I think perhaps instead of "up to 8 in stage >= 4" you mean "up to 8 total"? It seems unlikely that you would need to allow twice as many in stage >=4 than in stages <4. Also, it seems there wouldn't be any such limit needed anyways mostly. But, if we go with "up to 8 total", you can achieve that either via global_max_jobs: 8 or tmpdir_max_jobs: 2 depending on your intent. You seem fairly focused on the tmp drives so I'm guessing the latter would be more representative of your intent. Though, all limits must be satisfied so global_max must still be at least the number of total jobs you want to limit to regardless of phase and tmpdir.

ghost commented 3 years ago

There is no globally applied phase limit. There is a per tmpdir phase limit which is what I addressed above.

  1. If you want one plot per disk in a phase less than 4:1 then set the phase limit to 1.

I think perhaps instead of "up to 8 in stage >= 4" you mean "up to 8 total"? It seems unlikely that you would need to allow twice as many in stage >=4 than in stages <4. Also, it seems there wouldn't be any such limit needed anyways mostly. But, if we go with "up to 8 total", you can achieve that either via global_max_jobs: 8 or tmpdir_max_jobs: 2 depending on your intent. You seem fairly focused on the tmp drives so I'm guessing the latter would be more representative of your intent. Though, all limits must be satisfied so global_max must still be at least the number of total jobs you want to limit to regardless of phase and tmpdir.

I mean not more than 4 TOTAL in stage <4 and new job start only while there <4 jobs in stage <4 SO max total 8 but only 4 in stages 1-3

altendky commented 3 years ago

You can limit to one process in a phase less than 4 on each of your individual tmp drives. That is four total processes in a phase less than 4. There is no feature to phase limit globally, independent of any tmp dir. But, I thought you wanted one process in phase < 4 on each tmp drive so it seems like that should be ok for you.

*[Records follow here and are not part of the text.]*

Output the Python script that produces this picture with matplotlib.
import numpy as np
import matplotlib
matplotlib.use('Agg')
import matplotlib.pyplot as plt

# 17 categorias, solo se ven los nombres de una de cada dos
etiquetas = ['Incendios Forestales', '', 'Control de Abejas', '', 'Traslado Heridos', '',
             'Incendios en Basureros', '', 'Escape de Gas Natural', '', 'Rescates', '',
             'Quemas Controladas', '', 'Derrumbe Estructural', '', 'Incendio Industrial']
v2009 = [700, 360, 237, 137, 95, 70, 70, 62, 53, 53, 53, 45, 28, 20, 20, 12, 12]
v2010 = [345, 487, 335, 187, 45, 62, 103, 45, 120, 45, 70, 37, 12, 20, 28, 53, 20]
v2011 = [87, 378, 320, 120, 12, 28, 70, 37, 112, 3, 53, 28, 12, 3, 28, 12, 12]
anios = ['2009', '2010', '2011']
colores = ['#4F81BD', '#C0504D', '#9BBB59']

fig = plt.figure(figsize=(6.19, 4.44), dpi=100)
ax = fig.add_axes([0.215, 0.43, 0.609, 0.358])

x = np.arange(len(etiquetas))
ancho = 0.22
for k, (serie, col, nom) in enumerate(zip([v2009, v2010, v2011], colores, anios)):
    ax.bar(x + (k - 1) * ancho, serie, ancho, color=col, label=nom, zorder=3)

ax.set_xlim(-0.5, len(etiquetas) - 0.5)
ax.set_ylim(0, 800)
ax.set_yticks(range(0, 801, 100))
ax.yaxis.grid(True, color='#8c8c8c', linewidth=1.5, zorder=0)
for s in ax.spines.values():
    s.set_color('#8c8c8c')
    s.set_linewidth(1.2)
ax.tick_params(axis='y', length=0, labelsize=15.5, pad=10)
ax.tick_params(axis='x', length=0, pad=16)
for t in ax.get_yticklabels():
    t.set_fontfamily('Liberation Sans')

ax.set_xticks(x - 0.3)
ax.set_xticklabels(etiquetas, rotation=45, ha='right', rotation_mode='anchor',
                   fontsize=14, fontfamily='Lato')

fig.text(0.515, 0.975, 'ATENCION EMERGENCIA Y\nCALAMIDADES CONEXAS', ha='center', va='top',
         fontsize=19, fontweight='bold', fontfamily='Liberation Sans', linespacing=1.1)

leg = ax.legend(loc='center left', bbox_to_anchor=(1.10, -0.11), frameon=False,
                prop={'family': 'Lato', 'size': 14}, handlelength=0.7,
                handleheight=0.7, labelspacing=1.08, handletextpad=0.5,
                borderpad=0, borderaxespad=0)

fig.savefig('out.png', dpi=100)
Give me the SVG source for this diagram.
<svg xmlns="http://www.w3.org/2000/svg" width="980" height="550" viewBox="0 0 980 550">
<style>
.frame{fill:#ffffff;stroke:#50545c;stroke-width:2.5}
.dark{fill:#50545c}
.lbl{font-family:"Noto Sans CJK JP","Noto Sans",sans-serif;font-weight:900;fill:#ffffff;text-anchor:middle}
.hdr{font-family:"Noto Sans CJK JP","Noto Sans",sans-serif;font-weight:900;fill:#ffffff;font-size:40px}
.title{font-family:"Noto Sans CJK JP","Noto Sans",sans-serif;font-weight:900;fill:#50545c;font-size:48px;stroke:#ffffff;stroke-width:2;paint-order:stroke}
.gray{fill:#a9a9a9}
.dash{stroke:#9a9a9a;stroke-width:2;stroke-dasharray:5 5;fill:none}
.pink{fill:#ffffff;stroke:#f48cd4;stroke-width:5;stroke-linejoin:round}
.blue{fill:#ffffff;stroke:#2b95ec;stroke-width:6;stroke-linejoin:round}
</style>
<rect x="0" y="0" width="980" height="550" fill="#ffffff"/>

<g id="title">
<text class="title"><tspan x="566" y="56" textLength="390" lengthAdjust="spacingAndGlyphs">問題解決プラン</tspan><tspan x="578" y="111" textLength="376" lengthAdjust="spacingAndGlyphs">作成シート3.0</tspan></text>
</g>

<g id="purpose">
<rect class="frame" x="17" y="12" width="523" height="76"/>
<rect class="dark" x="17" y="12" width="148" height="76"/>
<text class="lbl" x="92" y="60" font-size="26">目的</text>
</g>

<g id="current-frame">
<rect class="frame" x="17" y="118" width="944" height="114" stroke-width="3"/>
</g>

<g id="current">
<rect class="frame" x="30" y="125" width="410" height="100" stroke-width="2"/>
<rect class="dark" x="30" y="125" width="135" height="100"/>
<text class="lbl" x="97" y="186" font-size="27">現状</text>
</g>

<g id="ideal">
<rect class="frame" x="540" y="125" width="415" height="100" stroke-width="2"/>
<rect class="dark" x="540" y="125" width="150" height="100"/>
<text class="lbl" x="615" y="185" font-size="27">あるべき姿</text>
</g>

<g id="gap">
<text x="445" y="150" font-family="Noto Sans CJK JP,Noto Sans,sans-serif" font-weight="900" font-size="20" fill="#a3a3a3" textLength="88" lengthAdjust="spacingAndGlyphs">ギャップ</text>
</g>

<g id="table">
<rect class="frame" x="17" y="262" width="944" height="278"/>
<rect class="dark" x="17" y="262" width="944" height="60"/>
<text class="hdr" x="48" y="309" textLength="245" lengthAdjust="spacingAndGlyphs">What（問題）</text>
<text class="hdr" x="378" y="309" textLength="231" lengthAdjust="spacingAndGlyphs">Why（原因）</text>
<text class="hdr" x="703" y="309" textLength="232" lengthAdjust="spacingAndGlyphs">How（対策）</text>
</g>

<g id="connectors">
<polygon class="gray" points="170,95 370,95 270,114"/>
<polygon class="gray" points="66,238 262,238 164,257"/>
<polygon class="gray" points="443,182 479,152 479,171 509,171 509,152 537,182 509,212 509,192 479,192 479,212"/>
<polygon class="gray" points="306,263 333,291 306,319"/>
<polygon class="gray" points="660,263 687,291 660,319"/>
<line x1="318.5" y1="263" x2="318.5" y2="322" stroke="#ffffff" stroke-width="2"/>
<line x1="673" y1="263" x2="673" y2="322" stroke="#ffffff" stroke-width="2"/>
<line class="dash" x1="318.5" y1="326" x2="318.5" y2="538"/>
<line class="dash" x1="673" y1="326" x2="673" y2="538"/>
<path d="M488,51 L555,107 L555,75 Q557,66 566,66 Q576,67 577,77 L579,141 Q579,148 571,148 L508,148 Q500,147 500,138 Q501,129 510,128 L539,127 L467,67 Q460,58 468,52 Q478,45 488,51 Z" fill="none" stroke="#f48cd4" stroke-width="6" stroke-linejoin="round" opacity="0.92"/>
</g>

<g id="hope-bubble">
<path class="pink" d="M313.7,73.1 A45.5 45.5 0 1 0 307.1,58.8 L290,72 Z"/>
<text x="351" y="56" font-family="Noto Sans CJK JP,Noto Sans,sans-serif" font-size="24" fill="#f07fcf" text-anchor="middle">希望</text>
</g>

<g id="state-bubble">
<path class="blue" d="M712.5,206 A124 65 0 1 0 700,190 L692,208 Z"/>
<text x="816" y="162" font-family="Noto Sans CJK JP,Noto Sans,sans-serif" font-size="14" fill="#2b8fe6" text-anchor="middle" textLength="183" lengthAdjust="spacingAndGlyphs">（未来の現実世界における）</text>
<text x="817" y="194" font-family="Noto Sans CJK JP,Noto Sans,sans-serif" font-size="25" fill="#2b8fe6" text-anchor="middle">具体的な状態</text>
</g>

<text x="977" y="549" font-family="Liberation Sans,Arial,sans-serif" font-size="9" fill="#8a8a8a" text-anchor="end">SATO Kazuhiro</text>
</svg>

ghost commented 3 years ago

You can limit to one process in a phase less than 4 on each of your individual tmp drives. That is four total processes in a phase less than 4. There is no feature to phase limit globally, independent of any tmp dir. But, I thought you wanted one process in phase < 4 on each tmp drive so it seems like that should be ok for you.

Okay, yes, now what variables do I need to change to get the result? I'm getting overwhelmed with that stuff atm

altendky commented 3 years ago

From the config presently listed in the OP, I set tmpdir_stagger_phase_limit: 1.

logging:
        plots: /root/.chia/plotman/logs

user_interface:
        use_stty_size: False

commands:
        interactive:
                autostart_plotting: False
                autostart_archiving: False

directories:
        tmp:
                - /plotting01
                - /plotting02
                - /plotting03
                - /plotting04

        dst:
                - /plots
                - /plots01
                - /plots02

scheduling:
        tmpdir_stagger_phase_major: 4
        tmpdir_stagger_phase_minor: 1
        tmpdir_stagger_phase_limit: 1

        tmpdir_max_jobs: 2

        global_max_jobs: 8

        global_stagger_m: 1

        polling_time_s: 20

        type: madmax

        chia:
                k: 32               
                e: False            
                n_threads: 2   
                n_buckets: 128      
                job_buffer: 3389    

        madmax:
                n_threads: 12        
                n_buckets: 256    
                n_buckets3: 256   
                n_rmulti2: 1            

Personally, I would set the global_stagger_m: to a bit less than a quarter of the time it takes a plot to get to phase 4. This is an iterative process since each change can affect how long the plots take. Basically, approximately evenly stagger the four "really calculating stuff" plots. This helps to smooth out the overall resource usage (CPU, bus usage to RAM and disk, etc) across the plots. In my experience with madMAx it doesn't really want to actually use full cpu in phases other than 1, even if you specify --rmulti2 2. Certainly this could vary per computer. But, if that's the case for you and you align all four of your parallel plots then you end up with them all battling for cpu in phase 1 and when they all hit phase 2 at about the same time you have cores sitting idle. If you instead always have a plot in phase one and others in phases 2 and 3 then you would always be able to fully utilize your cpu.

Yes, staggering introduces a ramp-up period where you aren't using your full resources. If you are doing 10 plots then this matters, but at that scale tuning plotman like we are going through here doesn't matter. If you are going to leave the system plotting for days and weeks, then an hour of ramp up or such is irrelevant compared to maximizing overall throughput.